- _SUPPLIED DATA_:

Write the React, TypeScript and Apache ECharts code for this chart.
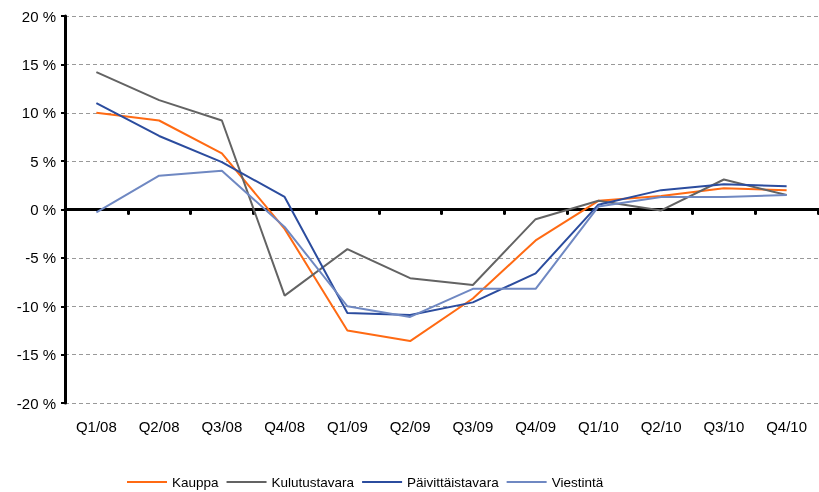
import React, { useEffect, useRef } from "react";
import * as echarts from "echarts";

const categories = ["Q1/08", "Q2/08", "Q3/08", "Q4/08", "Q1/09", "Q2/09", "Q3/09", "Q4/09", "Q1/10", "Q2/10", "Q3/10", "Q4/10"];
const kauppa = [10.0, 9.2, 5.8, -2.0, -12.5, -13.6, -9.2, -3.2, 0.9, 1.4, 2.2, 2.0];
const kulutustavara = [14.2, 11.3, 9.2, -8.9, -4.1, -7.1, -7.8, -1.0, 0.9, -0.1, 3.1, 1.5];
const paivittaistavara = [11.0, 7.6, 4.9, 1.3, -10.7, -10.9, -9.6, -6.6, 0.5, 2.0, 2.6, 2.4];
const viestinta = [-0.3, 3.5, 4.0, -1.8, -10.0, -11.1, -8.2, -8.2, 0.3, 1.3, 1.3, 1.5];
const seriesNames = ["Kauppa", "Kulutustavara", "Päivittäistavara", "Viestintä"];
const colors = ["#FF6A13", "#636363", "#2B4C9E", "#6F88C2"];

export default function App() {
  const ref = useRef<HTMLDivElement>(null);
  useEffect(() => {
    if (!ref.current) return;
    const chart = echarts.init(ref.current, undefined, { renderer: "svg" });
    const font = "Liberation Sans, Arial, sans-serif";
    const data = [kauppa, kulutustavara, paivittaistavara, viestinta];
    chart.setOption({
      animation: false,
      textStyle: { fontFamily: font },
      grid: { left: 65, right: 1, top: 16, bottom: 89, containLabel: false },
      legend: {
        left: 122,
        top: 470,
        itemWidth: 40,
        itemHeight: 2,
        itemGap: 8,
        icon: "rect",
        textStyle: { fontSize: 13.5, color: "#000", fontFamily: font },
        data: seriesNames,
      },
      xAxis: [
        {
          type: "category",
          data: categories,
          boundaryGap: true,
          axisLine: { show: true, onZero: true, lineStyle: { color: "#000", width: 3 } },
          axisTick: { show: true, inside: false, length: 4, lineStyle: { color: "#000", width: 3, cap: "round" } },
          axisLabel: { show: false },
          splitLine: { show: false },
        },
        {
          type: "category",
          data: categories,
          position: "bottom",
          boundaryGap: true,
          axisLine: { show: false, onZero: false },
          axisTick: { show: false },
          axisLabel: { show: true, margin: 16, fontSize: 15, color: "#000", fontFamily: font },
          splitLine: { show: false },
        },
      ],
      yAxis: {
        type: "value",
        min: -20,
        max: 20,
        interval: 5,
        axisLine: { show: true, lineStyle: { color: "#000", width: 3 } },
        axisTick: { show: true, length: 4, lineStyle: { color: "#000", width: 2 } },
        axisLabel: { formatter: (v: number) => v + " %", fontSize: 15, color: "#000", margin: 9, fontFamily: font },
        splitLine: { show: true, lineStyle: { color: "#999", type: [4, 3], width: 1 } },
      },
      series: seriesNames.map((n, i) => ({
        name: n,
        type: "line",
        xAxisIndex: 0,
        data: data[i],
        symbol: "none",
        showSymbol: false,
        lineStyle: { color: colors[i], width: 2 },
        itemStyle: { color: colors[i] },
        z: 3 + i,
      })),
    });
    return () => chart.dispose();
  }, []);
  return <div ref={ref} style={{ position: "fixed", left: 0, top: 0, width: 819, height: 492 }} />;
}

- _WHAT NEEDS TO BE DONE_:
Without the pictures, copy the material exactly as given.

- _THE RESULT_:
Write the React, TypeScript and Apache ECharts code for this chart.
import React, { useEffect, useRef } from "react";
import * as echarts from "echarts";

const categories = ["Q1/08", "Q2/08", "Q3/08", "Q4/08", "Q1/09", "Q2/09", "Q3/09", "Q4/09", "Q1/10", "Q2/10", "Q3/10", "Q4/10"];
const kauppa = [10.0, 9.2, 5.8, -2.0, -12.5, -13.6, -9.2, -3.2, 0.9, 1.4, 2.2, 2.0];
const kulutustavara = [14.2, 11.3, 9.2, -8.9, -4.1, -7.1, -7.8, -1.0, 0.9, -0.1, 3.1, 1.5];
const paivittaistavara = [11.0, 7.6, 4.9, 1.3, -10.7, -10.9, -9.6, -6.6, 0.5, 2.0, 2.6, 2.4];
const viestinta = [-0.3, 3.5, 4.0, -1.8, -10.0, -11.1, -8.2, -8.2, 0.3, 1.3, 1.3, 1.5];
const seriesNames = ["Kauppa", "Kulutustavara", "Päivittäistavara", "Viestintä"];
const colors = ["#FF6A13", "#636363", "#2B4C9E", "#6F88C2"];

export default function App() {
  const ref = useRef<HTMLDivElement>(null);
  useEffect(() => {
    if (!ref.current) return;
    const chart = echarts.init(ref.current, undefined, { renderer: "svg" });
    const font = "Liberation Sans, Arial, sans-serif";
    const data = [kauppa, kulutustavara, paivittaistavara, viestinta];
    chart.setOption({
      animation: false,
      textStyle: { fontFamily: font },
      grid: { left: 65, right: 1, top: 16, bottom: 89, containLabel: false },
      legend: {
        left: 122,
        top: 470,
        itemWidth: 40,
        itemHeight: 2,
        itemGap: 8,
        icon: "rect",
        textStyle: { fontSize: 13.5, color: "#000", fontFamily: font },
        data: seriesNames,
      },
      xAxis: [
        {
          type: "category",
          data: categories,
          boundaryGap: true,
          axisLine: { show: true, onZero: true, lineStyle: { color: "#000", width: 3 } },
          axisTick: { show: true, inside: false, length: 4, lineStyle: { color: "#000", width: 3, cap: "round" } },
          axisLabel: { show: false },
          splitLine: { show: false },
        },
        {
          type: "category",
          data: categories,
          position: "bottom",
          boundaryGap: true,
          axisLine: { show: false, onZero: false },
          axisTick: { show: false },
          axisLabel: { show: true, margin: 16, fontSize: 15, color: "#000", fontFamily: font },
          splitLine: { show: false },
        },
      ],
      yAxis: {
        type: "value",
        min: -20,
        max: 20,
        interval: 5,
        axisLine: { show: true, lineStyle: { color: "#000", width: 3 } },
        axisTick: { show: true, length: 4, lineStyle: { color: "#000", width: 2 } },
        axisLabel: { formatter: (v: number) => v + " %", fontSize: 15, color: "#000", margin: 9, fontFamily: font },
        splitLine: { show: true, lineStyle: { color: "#999", type: [4, 3], width: 1 } },
      },
      series: seriesNames.map((n, i) => ({
        name: n,
        type: "line",
        xAxisIndex: 0,
        data: data[i],
        symbol: "none",
        showSymbol: false,
        lineStyle: { color: colors[i], width: 2 },
        itemStyle: { color: colors[i] },
        z: 3 + i,
      })),
    });
    return () => chart.dispose();
  }, []);
  return <div ref={ref} style={{ position: "fixed", left: 0, top: 0, width: 819, height: 492 }} />;
}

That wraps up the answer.